Speaker
Description
The Co–Zr binary system contains several superconducting intermetallic compounds, including CoZr₂ and CoZr₃, which exhibit critical temperatures ($T_c$) of approximately 5.2 K and 3.4 K, respectively [1, 2]. In this study, we investigate superconducting properties of polycrystalline CoZr₂-based compounds synthesized by self-propagating high-temperature synthesis (SHS) [3], which has rarely been applied to the synthesis of intermetallic superconductors.
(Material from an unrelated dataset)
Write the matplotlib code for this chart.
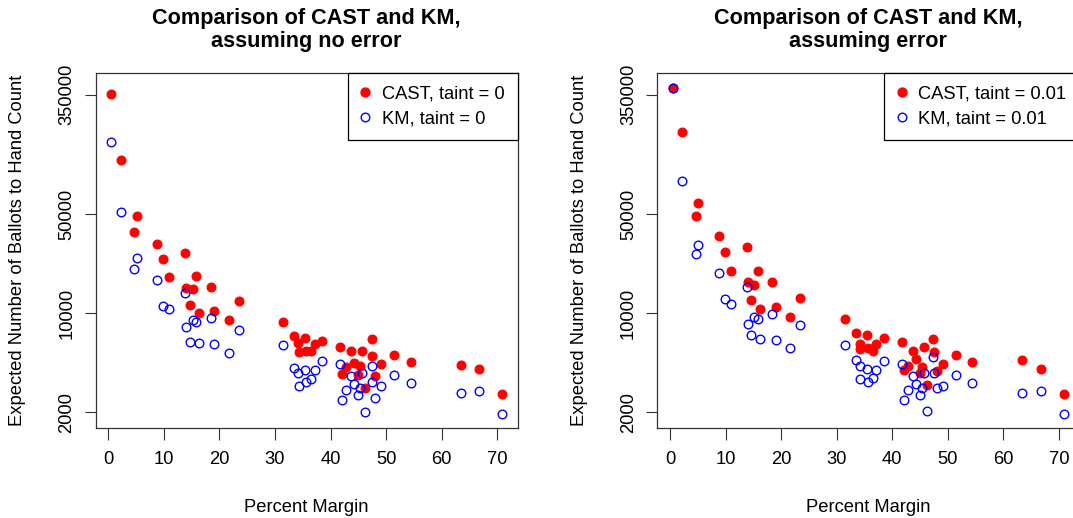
import matplotlib
matplotlib.use("Agg")
import matplotlib.pyplot as plt
from matplotlib.lines import Line2D

plt.rcParams['font.family'] = ['Liberation Sans', 'DejaVu Sans']

# Percent margin of each contest (shared by all series)
margin = [0.49, 2.23, 4.62, 5.11, 8.73, 9.84, 11.01, 13.77, 14.0, 14.65,
          15.19, 15.75, 16.27, 18.43, 19.02, 21.67, 23.43, 31.49, 33.45, 34.14,
          34.23, 35.45, 35.54, 36.53, 37.11, 38.53, 41.70, 42.11, 42.85, 43.64,
          44.27, 45.02, 45.29, 45.74, 46.21, 47.40, 47.54, 47.99, 49.04, 51.43,
          54.42, 63.42, 66.71, 70.90]

# Expected number of ballots, no error (taint = 0)
cast_noerr = [353000, 121000, 37300, 48900, 30900, 24300, 17900, 26800, 15100, 11500,
              14800, 18300, 10100, 15300, 10400, 8970, 12300, 8630, 6950, 6140,
              5330, 6730, 5440, 5400, 6100, 6320, 5810, 3720, 4200, 5390,
              4430, 3660, 4260, 5450, 2950, 6620, 5010, 3600, 4380, 5070,
              4530, 4310, 4020, 2680]
km_noerr = [161000, 51700, 20500, 24500, 17100, 11300, 10800, 13800, 8000, 6300,
            8970, 8630, 6140, 9220, 6070, 5210, 7580, 6000, 4130, 3800,
            3050, 3970, 3270, 3450, 3950, 4600, 4360, 2430, 2870, 3600,
            3160, 2630, 2950, 3800, 2020, 4220, 3270, 2530, 3050, 3660,
            3200, 2750, 2840, 1950]

# Expected number of ballots, assuming error (taint = 0.01)
cast_err = [389000, 190000, 48900, 59900, 35300, 27000, 20000, 29300, 16500, 12400,
            15800, 19900, 10700, 16700, 11000, 9460, 12800, 9110, 7290, 6070,
            5570, 6990, 5710, 5410, 6050, 6730, 6300, 3970, 4240, 5390,
            4750, 3770, 4200, 5810, 3110, 6580, 5360, 3930, 4360, 5070,
            4510, 4680, 4020, 2680]
km_err = [389000, 86100, 26200, 30500, 19400, 12600, 11600, 15400, 8400, 7030,
          9370, 9110, 6550, 9840, 6500, 5690, 8270, 6000, 4660, 4240,
          3420, 4020, 3270, 3470, 3950, 4630, 4380, 2430, 2870, 3600,
          3160, 2630, 2950, 3770, 2030, 4890, 3790, 2960, 3050, 3650,
          3200, 2750, 2840, 1950]

xticks = [0, 10, 20, 30, 40, 50, 60, 70]
yticks = [2000, 10000, 50000, 350000]
ytick_labels = ["2000", "10000", "50000", "350000"]

titles = ["Comparison of CAST and KM,\nassuming no error",
          "Comparison of CAST and KM,\nassuming error"]
legend_labels = [("CAST, taint = 0", "KM, taint = 0"),
                 ("CAST, taint = 0.01", "KM, taint = 0.01")]
series = [(cast_noerr, km_noerr), (cast_err, km_err)]

W, H = 1073, 518
fig = plt.figure(figsize=(W / 100, H / 100), dpi=100)

ax_w = 422 / W
ax_h = 355 / H
ax_b = (H - 427.7) / H
lefts = [95.7 / W, 657.4 / W]

FS = 13.2

for i in range(2):
    ax = fig.add_axes([lefts[i], ax_b, ax_w, ax_h])
    red, blue = series[i]
    ax.plot(margin, red, linestyle='none', marker='o', markersize=6.4,
            markerfacecolor='#FF0000', markeredgecolor='#FF0000', markeredgewidth=0.8,
            clip_on=False)
    ax.plot(margin, blue, linestyle='none', marker='o', markersize=6.2,
            markerfacecolor='none', markeredgecolor='#0000FF', markeredgewidth=1.0,
            clip_on=False)
    ax.set_yscale('log')
    ax.set_xlim(-2.27, 73.67)
    ax.set_ylim(1554, 501000)
    ax.set_xticks(xticks)
    ax.set_xticklabels([str(t) for t in xticks])
    ax.yaxis.set_minor_locator(matplotlib.ticker.NullLocator())
    ax.set_yticks(yticks)
    ax.set_yticklabels(ytick_labels, rotation=90, va='center')
    ax.tick_params(axis='x', direction='out', length=8.9, width=0.8, pad=8,
                   labelsize=FS, color='#333333')
    ax.tick_params(axis='y', direction='out', length=7.8, width=0.8, pad=7,
                   labelsize=FS, color='#333333')
    for s in ax.spines.values():
        s.set_linewidth(0.9)
        s.set_color('#333333')
    ax.set_title(titles[i], fontsize=15.6, fontweight='bold', pad=18.5, linespacing=1.1)
    ax.set_xlabel('Percent Margin', fontsize=FS, va='center')
    ax.xaxis.set_label_coords(0.5, (427.7 - 507) / 355)
    ax.set_ylabel('Expected Number of Ballots to Hand Count', fontsize=FS, va='center')
    ax.yaxis.set_label_coords((18 - 95.7) / 422, 0.5)

    handles = [Line2D([], [], linestyle='none', marker='o', markersize=6.4,
                      markerfacecolor='#FF0000', markeredgecolor='#FF0000'),
               Line2D([], [], linestyle='none', marker='o', markersize=6.2,
                      markerfacecolor='none', markeredgecolor='#0000FF',
                      markeredgewidth=1.0)]
    leg = ax.legend(handles, legend_labels[i], loc='upper right', borderaxespad=0,
                    fontsize=FS, fancybox=False, framealpha=1, edgecolor='black',
                    handlelength=0.5, handletextpad=0.65, borderpad=0.72,
                    labelspacing=0.4)
    leg.get_frame().set_linewidth(0.9)

fig.savefig('out.png', dpi=100)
Although SHS synthesis targeting nominal composition CoZr₂ results in multiphase formation containing CoZr₃ and unidentified phases, a superconducting transition temperature of ~7 K is observed, exceeding the reported $T_c$ of single-phase CoZr₂. In order to investigate the relationship between structural characteristics and superconducting properties, we synthesized samples with systematically varied starting composition in a narrow range around the stoichiometric ratio (Co:Zr ≈ 1:2), specifically from 1:2.10 to 1:1.90. X-ray diffraction confirms the coexistence of multiple phases, including CoZr₂ and CoZr₃, while magnetization and electrical resistivity measurements reveal superconducting transitions primarily originating from the CoZr₂ phase. These results provide insight into the relationship between multiphase formation and superconductivity in Co–Zr intermetallic compounds synthesized by SHS.
References
1. S. L. McCarthy, J. Low Temp. Phys. 4, 489–501 (1971).
2. R. Kuentzler, A. Amamou, R. Clad and P. Turek, J. Phys. F: Met. Phys. 17, 459 (1987).
3. J. Subrahmanyam and M. Vijayakumar, J. Mater. Sci. 27, 6249–6273 (1992).